Despite the lack of any federal or state law specifically on workplace bullying, some targets of bullying have prevailed in lawsuits that allege alternative theories, such as Intentional Infliction of Emotional Distress and Assault.

Although most US states operate primarily under the doctrine of at-will employment (which, in theory, allows an employer to fire an employee for any reason or no reason at all), American workers have gained significant legal leverage through discrimination and harassment laws, workplace safety laws, union-protection laws. etc., such that it is illegal under federal and most states' laws to fire employees for many reasons. For example, these employment laws typically forbid retaliation for good faith complaints or the exercise of legal rights such as the right to organize a union. Discrimination and harassment laws enable employees to sue for creating a "hostile work environment", which can include bullying, but the bullying/hostility usually is tied in some way to a characteristic protected under the discrimination/harassment law, such as race, sex, religion, age, disability, sexual orientation, etc.

== South Korea ==
People can take legal action if specific action of workplace bullying is violated existing law or if it is recognized that laborer who is bullied in workplace suffer industrial accident, but generally it is hard to confirm whether it is illegal or not. Fundamentally, industrial accident can be approved when the accident have task correlation.

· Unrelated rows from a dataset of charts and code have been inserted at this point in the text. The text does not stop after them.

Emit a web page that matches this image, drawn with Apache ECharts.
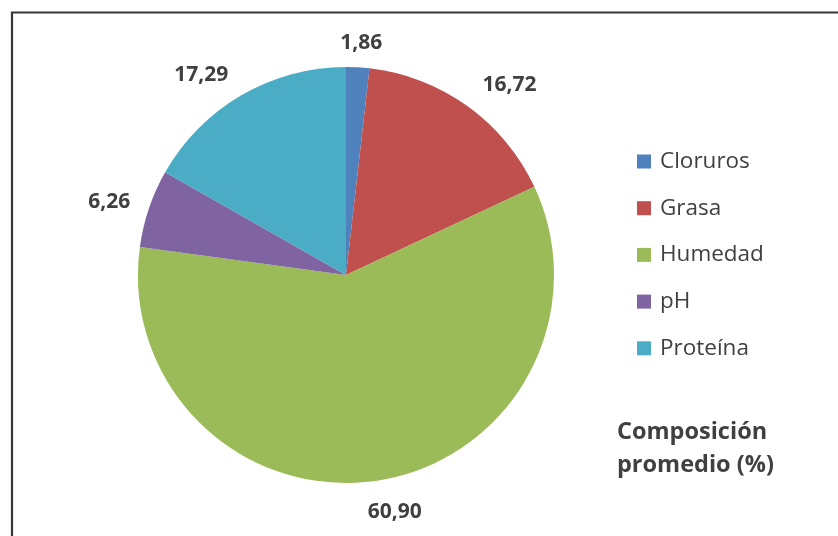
<!DOCTYPE html>
<html>
<head>
<meta charset="utf-8">
<script src="https://cdn.jsdelivr.net/npm/echarts@6/dist/echarts.min.js"></script>
<style>
  html, body { margin: 0; padding: 0; background: #ffffff; }
  #chart { width: 838px; height: 536px; }
</style>
</head>
<body>
<div id="chart"></div>
<script>
// Average composition of the product, in percent
const categories = ['Cloruros', 'Grasa', 'Humedad', 'pH', 'Proteína'];
const values = [1.86, 16.72, 60.90, 6.26, 17.29];
const colors = ['#4F81BD', '#C0504D', '#9BBB59', '#8064A2', '#4BACC6'];
const titleText = 'Composición\npromedio (%)';

const FONT = '"Open Sans"';
const TEXT = '#404040';

// small tweaks to where the value labels sit around the pie
const labelTweaks = {
  'Cloruros': { centre: 0.5, dx: 2, dy: 2 },
  'Humedad': { centre: 0.25, dy: 6 },
  'pH': { dx: 6, dy: 2 },
  'Proteína': { dy: 2 }
};

const chart = echarts.init(document.getElementById('chart'), null, { renderer: 'canvas' });

const pieData = categories.map((name, i) => ({
  name: name,
  value: values[i],
  itemStyle: { color: colors[i] }
}));

chart.setOption({
  backgroundColor: '#ffffff',
  animation: false,
  title: {
    text: titleText,
    left: 612,
    top: 411,
    textStyle: {
      fontFamily: FONT,
      fontSize: 23.5,
      fontWeight: 'bold',
      color: TEXT,
      lineHeight: 33
    }
  },
  legend: {
    orient: 'vertical',
    left: 632,
    top: 145,
    icon: 'rect',
    itemWidth: 14,
    itemHeight: 14,
    itemGap: 23.7,
    selectedMode: false,
    data: categories,
    textStyle: {
      fontFamily: FONT,
      fontSize: 22.5,
      lineHeight: 22,
      color: TEXT,
      padding: [0, 0, 0, 4]
    }
  },
  graphic: [{
    type: 'rect',
    silent: true,
    shape: { x: 12, y: 12.5, width: 1000, height: 1000 },
    style: { fill: 'none', stroke: '#383838', lineWidth: 2.2 }
  }],
  series: [{
    type: 'pie',
    center: [346, 275],
    radius: 208,
    startAngle: 90,
    clockwise: true,
    avoidLabelOverlap: false,
    data: pieData,
    label: {
      show: true,
      position: 'outside',
      distanceToLabelLine: 0,
      fontFamily: FONT,
      fontSize: 21,
      fontWeight: 'bold',
      color: TEXT,
      formatter: p => p.value.toFixed(2).replace('.', ',')
    },
    labelLine: { show: false, length: 26, length2: 0 },
    labelLayout: function (p) {
      const t = labelTweaks[categories[p.dataIndex]];
      if (!t) return {};
      return {
        dx: (t.dx || 0) - (t.centre || 0) * p.labelRect.width,
        dy: t.dy || 0
      };
    },
    emphasis: { disabled: true }
  }]
});
</script>
</body>
</html>
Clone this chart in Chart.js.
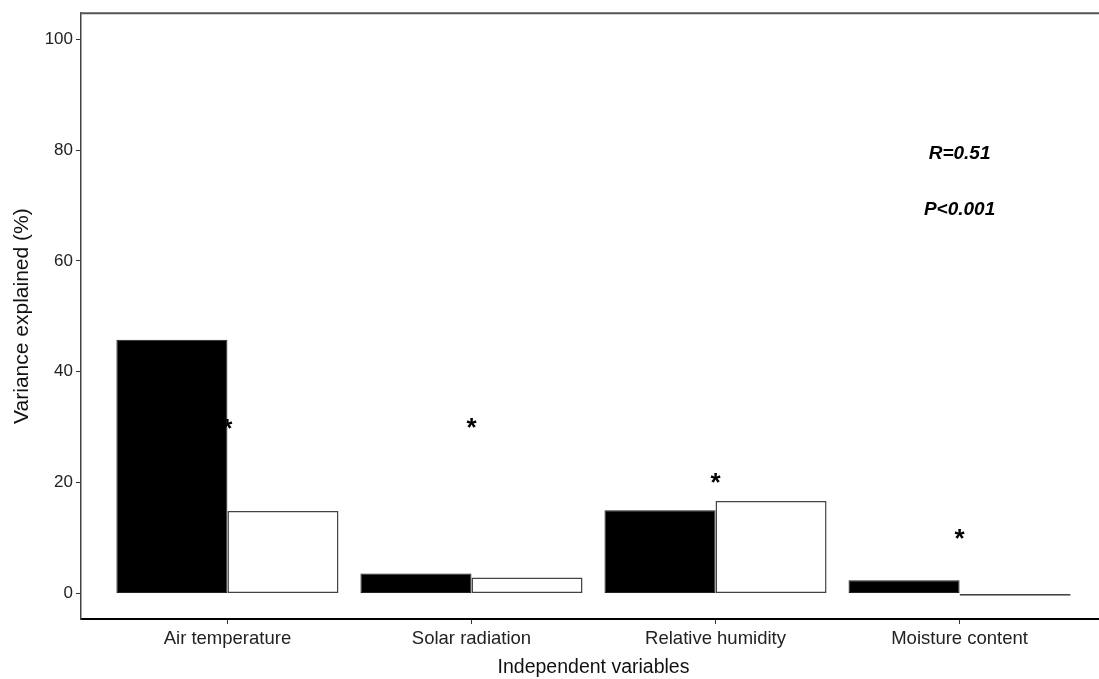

However, it is hard to say that bullying is related with work. Besides bullying could be occurred in diverse places such as cafeteria, commuting bus, get -together so the task correlation is not likely to be approved. There is, however, a case about recognition of industrial accident related with workplace bullying. The court said that if laborer received treatment due to workplace bullying, it is an industrial accident and the person can take legal action.